DATASET ROWS:
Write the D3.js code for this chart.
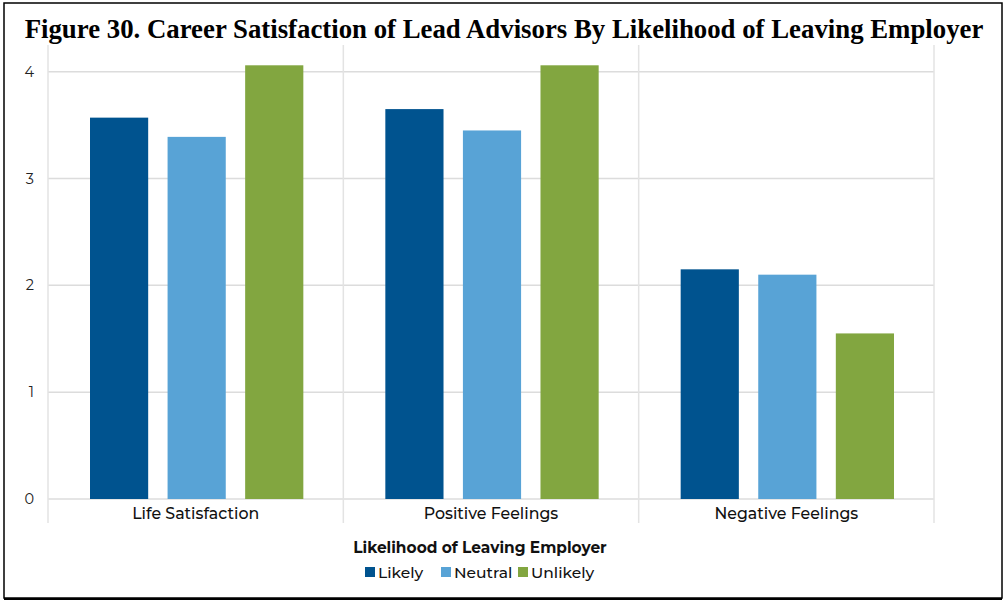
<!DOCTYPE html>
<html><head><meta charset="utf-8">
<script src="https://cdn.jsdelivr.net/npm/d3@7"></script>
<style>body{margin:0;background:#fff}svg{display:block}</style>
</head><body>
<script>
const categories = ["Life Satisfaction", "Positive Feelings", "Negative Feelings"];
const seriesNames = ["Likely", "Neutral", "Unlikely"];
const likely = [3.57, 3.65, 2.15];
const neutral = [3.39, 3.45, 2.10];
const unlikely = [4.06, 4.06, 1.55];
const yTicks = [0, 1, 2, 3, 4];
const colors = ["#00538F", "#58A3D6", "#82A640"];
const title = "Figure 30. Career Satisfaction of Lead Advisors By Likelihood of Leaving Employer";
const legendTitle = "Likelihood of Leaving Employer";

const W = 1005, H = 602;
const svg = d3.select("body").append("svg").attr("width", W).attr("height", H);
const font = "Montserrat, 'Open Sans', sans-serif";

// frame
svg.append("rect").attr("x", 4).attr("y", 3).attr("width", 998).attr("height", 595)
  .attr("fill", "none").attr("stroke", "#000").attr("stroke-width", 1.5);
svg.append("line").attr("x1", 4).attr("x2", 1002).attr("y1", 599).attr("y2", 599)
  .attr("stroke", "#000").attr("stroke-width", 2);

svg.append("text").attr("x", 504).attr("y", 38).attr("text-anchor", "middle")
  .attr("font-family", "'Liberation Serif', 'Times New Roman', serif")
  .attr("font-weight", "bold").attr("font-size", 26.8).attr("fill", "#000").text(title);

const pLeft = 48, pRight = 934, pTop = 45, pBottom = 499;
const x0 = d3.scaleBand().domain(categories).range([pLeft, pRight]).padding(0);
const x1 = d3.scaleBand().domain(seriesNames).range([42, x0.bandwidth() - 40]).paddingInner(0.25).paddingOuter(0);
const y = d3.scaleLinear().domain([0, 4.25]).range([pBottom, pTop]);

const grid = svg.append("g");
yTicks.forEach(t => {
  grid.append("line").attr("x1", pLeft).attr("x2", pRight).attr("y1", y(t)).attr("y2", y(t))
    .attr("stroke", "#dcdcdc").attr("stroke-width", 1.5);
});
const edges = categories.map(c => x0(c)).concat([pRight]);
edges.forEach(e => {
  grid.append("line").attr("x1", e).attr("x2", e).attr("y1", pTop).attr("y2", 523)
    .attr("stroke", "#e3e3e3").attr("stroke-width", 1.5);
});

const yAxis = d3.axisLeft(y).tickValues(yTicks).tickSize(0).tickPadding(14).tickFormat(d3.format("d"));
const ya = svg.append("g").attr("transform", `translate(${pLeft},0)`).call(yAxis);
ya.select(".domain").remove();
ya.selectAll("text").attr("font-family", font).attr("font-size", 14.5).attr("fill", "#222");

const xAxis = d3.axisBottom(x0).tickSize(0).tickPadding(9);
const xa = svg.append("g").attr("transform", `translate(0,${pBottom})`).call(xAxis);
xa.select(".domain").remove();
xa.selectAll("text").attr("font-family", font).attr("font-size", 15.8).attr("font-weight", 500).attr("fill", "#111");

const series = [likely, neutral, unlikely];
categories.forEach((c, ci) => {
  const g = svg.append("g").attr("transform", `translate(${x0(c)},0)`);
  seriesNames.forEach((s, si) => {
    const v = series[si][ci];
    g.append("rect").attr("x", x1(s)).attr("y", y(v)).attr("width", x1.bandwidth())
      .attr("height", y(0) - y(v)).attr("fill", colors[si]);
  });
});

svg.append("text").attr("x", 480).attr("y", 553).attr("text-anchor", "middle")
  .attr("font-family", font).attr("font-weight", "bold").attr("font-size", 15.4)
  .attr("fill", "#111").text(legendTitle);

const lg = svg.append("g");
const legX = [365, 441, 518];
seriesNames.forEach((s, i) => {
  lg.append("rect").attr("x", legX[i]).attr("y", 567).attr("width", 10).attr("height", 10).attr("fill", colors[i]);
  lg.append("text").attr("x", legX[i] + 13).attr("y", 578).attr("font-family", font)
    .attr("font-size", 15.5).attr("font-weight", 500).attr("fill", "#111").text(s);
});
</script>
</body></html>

==

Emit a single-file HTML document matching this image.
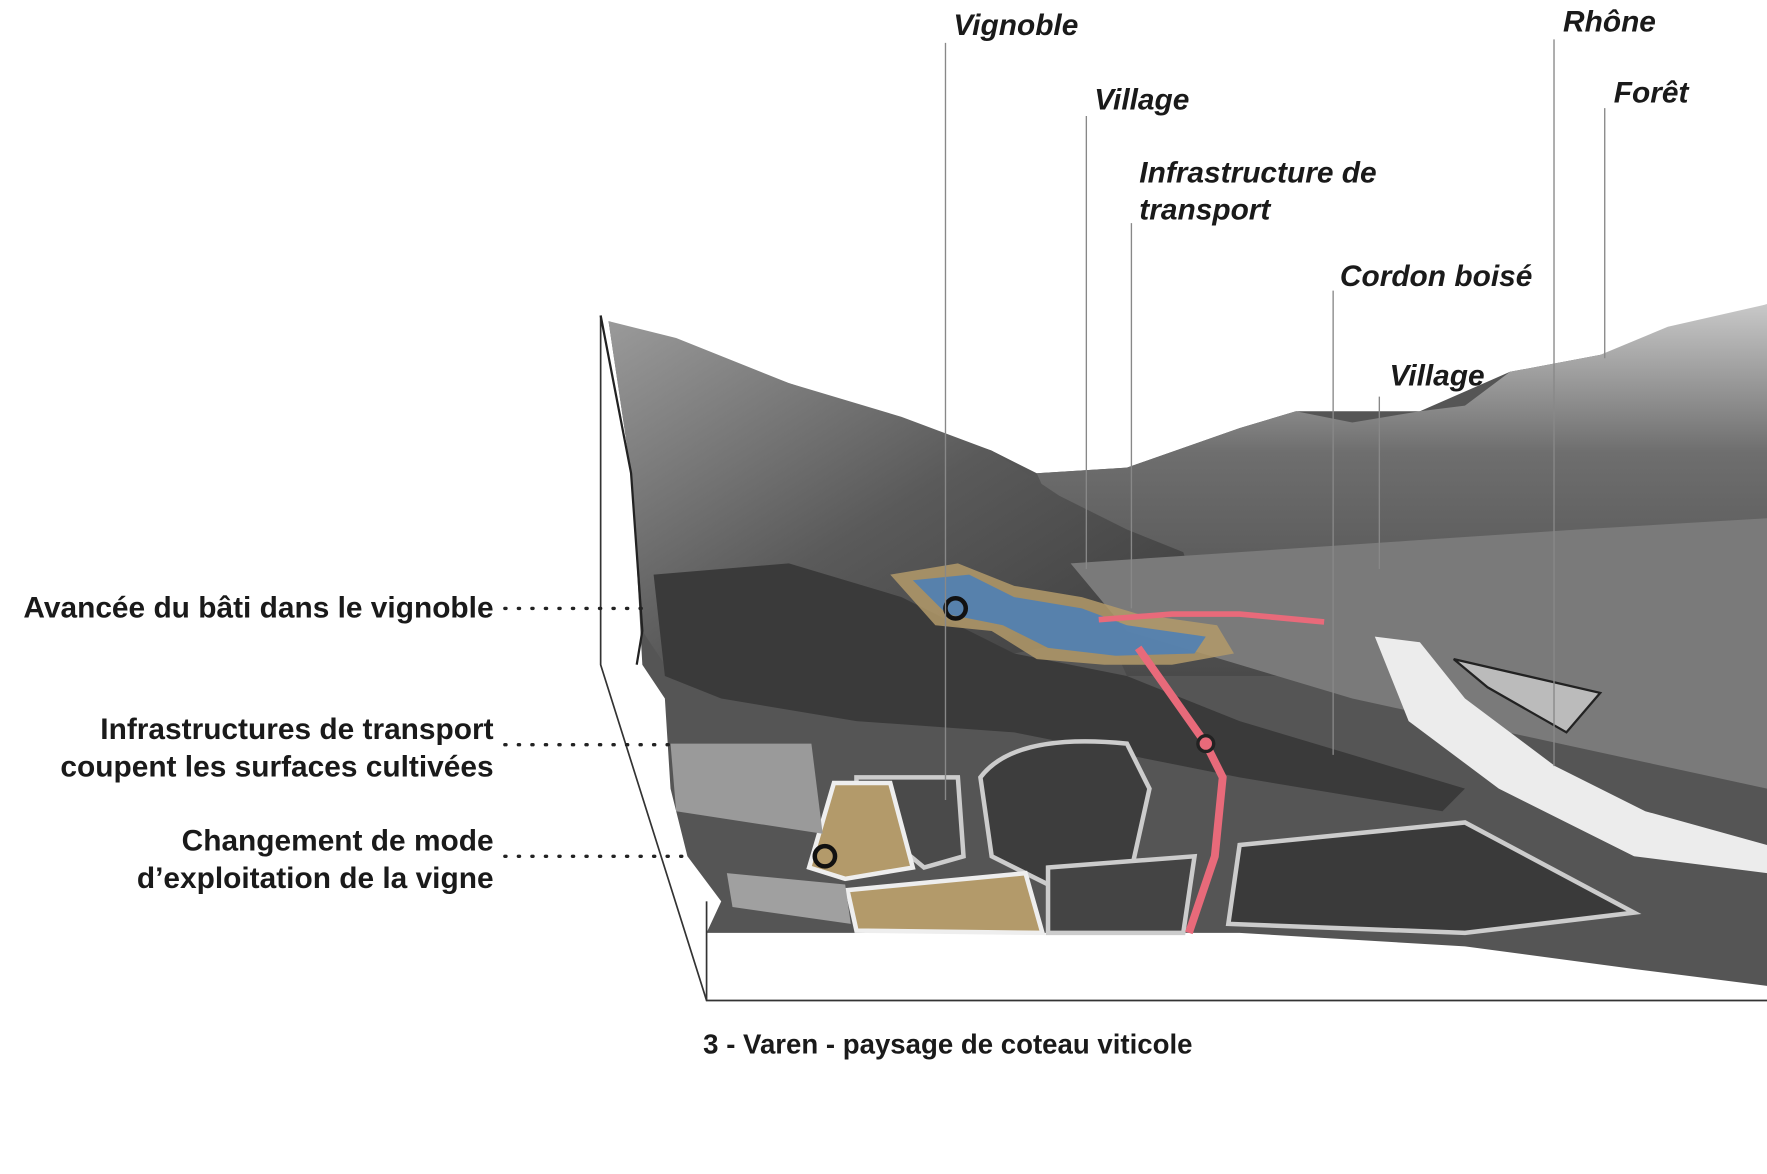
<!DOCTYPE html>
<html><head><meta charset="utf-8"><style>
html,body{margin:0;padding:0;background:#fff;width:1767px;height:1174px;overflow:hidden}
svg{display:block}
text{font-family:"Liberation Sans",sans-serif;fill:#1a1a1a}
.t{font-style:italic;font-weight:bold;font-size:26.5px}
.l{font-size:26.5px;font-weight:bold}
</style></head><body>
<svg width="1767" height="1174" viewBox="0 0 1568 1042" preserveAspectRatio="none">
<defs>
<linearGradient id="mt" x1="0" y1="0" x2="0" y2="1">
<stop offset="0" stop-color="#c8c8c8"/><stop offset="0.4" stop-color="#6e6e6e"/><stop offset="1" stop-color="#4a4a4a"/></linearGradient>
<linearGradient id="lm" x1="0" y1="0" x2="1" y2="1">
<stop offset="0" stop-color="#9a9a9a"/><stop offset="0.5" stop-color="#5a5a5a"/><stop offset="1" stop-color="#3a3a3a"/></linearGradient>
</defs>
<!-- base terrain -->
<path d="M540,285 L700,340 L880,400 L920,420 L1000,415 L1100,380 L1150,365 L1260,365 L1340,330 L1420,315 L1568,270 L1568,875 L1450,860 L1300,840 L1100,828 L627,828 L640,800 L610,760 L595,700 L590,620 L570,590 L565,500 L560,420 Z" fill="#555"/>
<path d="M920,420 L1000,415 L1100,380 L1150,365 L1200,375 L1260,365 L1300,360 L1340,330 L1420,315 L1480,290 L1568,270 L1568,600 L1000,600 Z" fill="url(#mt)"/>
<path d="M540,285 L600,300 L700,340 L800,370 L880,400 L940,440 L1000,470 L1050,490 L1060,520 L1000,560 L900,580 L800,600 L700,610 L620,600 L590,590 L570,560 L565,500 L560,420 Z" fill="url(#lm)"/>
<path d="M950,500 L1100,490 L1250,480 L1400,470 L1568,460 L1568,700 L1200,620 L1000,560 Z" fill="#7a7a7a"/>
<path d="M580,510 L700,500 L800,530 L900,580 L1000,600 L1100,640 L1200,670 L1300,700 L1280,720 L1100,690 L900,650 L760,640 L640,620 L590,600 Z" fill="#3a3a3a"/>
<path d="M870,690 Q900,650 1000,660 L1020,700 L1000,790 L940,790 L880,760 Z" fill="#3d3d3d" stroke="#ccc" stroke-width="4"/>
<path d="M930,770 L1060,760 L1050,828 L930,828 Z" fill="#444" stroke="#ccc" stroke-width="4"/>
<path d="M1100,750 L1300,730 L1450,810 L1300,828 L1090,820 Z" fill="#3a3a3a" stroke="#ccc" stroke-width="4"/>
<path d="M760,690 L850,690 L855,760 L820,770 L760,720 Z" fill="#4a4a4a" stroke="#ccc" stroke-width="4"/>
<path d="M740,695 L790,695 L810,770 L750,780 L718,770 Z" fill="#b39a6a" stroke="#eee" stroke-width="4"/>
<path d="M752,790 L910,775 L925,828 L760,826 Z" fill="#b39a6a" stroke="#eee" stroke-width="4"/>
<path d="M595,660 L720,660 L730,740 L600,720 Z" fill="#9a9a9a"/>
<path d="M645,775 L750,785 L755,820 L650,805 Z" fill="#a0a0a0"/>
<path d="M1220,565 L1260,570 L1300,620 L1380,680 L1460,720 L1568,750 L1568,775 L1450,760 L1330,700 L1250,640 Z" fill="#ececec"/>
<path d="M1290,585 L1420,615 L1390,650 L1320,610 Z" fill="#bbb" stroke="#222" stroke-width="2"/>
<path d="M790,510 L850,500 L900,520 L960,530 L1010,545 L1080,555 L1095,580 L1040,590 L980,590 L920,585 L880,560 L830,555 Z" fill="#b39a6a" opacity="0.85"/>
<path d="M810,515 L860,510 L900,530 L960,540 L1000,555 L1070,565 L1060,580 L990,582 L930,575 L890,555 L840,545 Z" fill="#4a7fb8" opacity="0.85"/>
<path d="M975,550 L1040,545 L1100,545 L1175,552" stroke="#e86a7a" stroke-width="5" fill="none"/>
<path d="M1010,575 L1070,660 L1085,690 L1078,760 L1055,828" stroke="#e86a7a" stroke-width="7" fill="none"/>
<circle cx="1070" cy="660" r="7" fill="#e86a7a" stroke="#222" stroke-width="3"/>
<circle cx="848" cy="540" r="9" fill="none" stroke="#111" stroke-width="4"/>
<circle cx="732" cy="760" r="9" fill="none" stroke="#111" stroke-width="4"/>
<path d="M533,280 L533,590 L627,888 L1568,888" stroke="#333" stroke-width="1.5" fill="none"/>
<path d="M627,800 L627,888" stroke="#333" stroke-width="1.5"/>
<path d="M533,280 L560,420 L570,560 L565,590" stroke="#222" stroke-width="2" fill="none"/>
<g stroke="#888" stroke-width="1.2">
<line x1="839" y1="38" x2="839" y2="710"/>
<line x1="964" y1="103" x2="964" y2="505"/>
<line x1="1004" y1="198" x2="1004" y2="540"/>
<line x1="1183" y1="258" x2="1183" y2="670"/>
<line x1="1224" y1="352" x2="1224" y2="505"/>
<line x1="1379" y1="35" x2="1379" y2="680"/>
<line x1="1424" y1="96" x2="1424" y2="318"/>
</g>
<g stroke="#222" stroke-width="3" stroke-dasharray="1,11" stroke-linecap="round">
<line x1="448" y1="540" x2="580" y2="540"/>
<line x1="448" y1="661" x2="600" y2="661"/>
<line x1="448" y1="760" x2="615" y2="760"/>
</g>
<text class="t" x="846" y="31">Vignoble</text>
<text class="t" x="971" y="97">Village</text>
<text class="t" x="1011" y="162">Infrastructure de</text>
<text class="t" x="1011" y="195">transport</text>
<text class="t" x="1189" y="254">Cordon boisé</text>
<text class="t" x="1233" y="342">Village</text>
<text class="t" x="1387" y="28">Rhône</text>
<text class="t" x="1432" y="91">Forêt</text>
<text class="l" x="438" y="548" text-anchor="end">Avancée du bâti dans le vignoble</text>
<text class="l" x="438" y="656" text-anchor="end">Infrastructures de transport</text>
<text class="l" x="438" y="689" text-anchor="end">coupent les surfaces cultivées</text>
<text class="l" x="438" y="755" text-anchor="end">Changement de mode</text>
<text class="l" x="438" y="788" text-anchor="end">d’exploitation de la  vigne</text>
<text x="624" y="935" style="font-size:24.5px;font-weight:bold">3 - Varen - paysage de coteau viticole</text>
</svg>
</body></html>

WHAT THE TASK REQUIRES: From the records above, copy exactly the lines starting at the one with "Write the D3.js code for this chart." and ending at the one with "d3.scaleLinear().domain([0, 4.25]).range([pBottom, pTop]);", and no others. Pictures stay out.

SOLUTION TO THIS EXERCISE:
Write the D3.js code for this chart.
<!DOCTYPE html>
<html><head><meta charset="utf-8">
<script src="https://cdn.jsdelivr.net/npm/d3@7"></script>
<style>body{margin:0;background:#fff}svg{display:block}</style>
</head><body>
<script>
const categories = ["Life Satisfaction", "Positive Feelings", "Negative Feelings"];
const seriesNames = ["Likely", "Neutral", "Unlikely"];
const likely = [3.57, 3.65, 2.15];
const neutral = [3.39, 3.45, 2.10];
const unlikely = [4.06, 4.06, 1.55];
const yTicks = [0, 1, 2, 3, 4];
const colors = ["#00538F", "#58A3D6", "#82A640"];
const title = "Figure 30. Career Satisfaction of Lead Advisors By Likelihood of Leaving Employer";
const legendTitle = "Likelihood of Leaving Employer";

const W = 1005, H = 602;
const svg = d3.select("body").append("svg").attr("width", W).attr("height", H);
const font = "Montserrat, 'Open Sans', sans-serif";

// frame
svg.append("rect").attr("x", 4).attr("y", 3).attr("width", 998).attr("height", 595)
  .attr("fill", "none").attr("stroke", "#000").attr("stroke-width", 1.5);
svg.append("line").attr("x1", 4).attr("x2", 1002).attr("y1", 599).attr("y2", 599)
  .attr("stroke", "#000").attr("stroke-width", 2);

svg.append("text").attr("x", 504).attr("y", 38).attr("text-anchor", "middle")
  .attr("font-family", "'Liberation Serif', 'Times New Roman', serif")
  .attr("font-weight", "bold").attr("font-size", 26.8).attr("fill", "#000").text(title);

const pLeft = 48, pRight = 934, pTop = 45, pBottom = 499;
const x0 = d3.scaleBand().domain(categories).range([pLeft, pRight]).padding(0);
const x1 = d3.scaleBand().domain(seriesNames).range([42, x0.bandwidth() - 40]).paddingInner(0.25).paddingOuter(0);
const y = d3.scaleLinear().domain([0, 4.25]).range([pBottom, pTop]);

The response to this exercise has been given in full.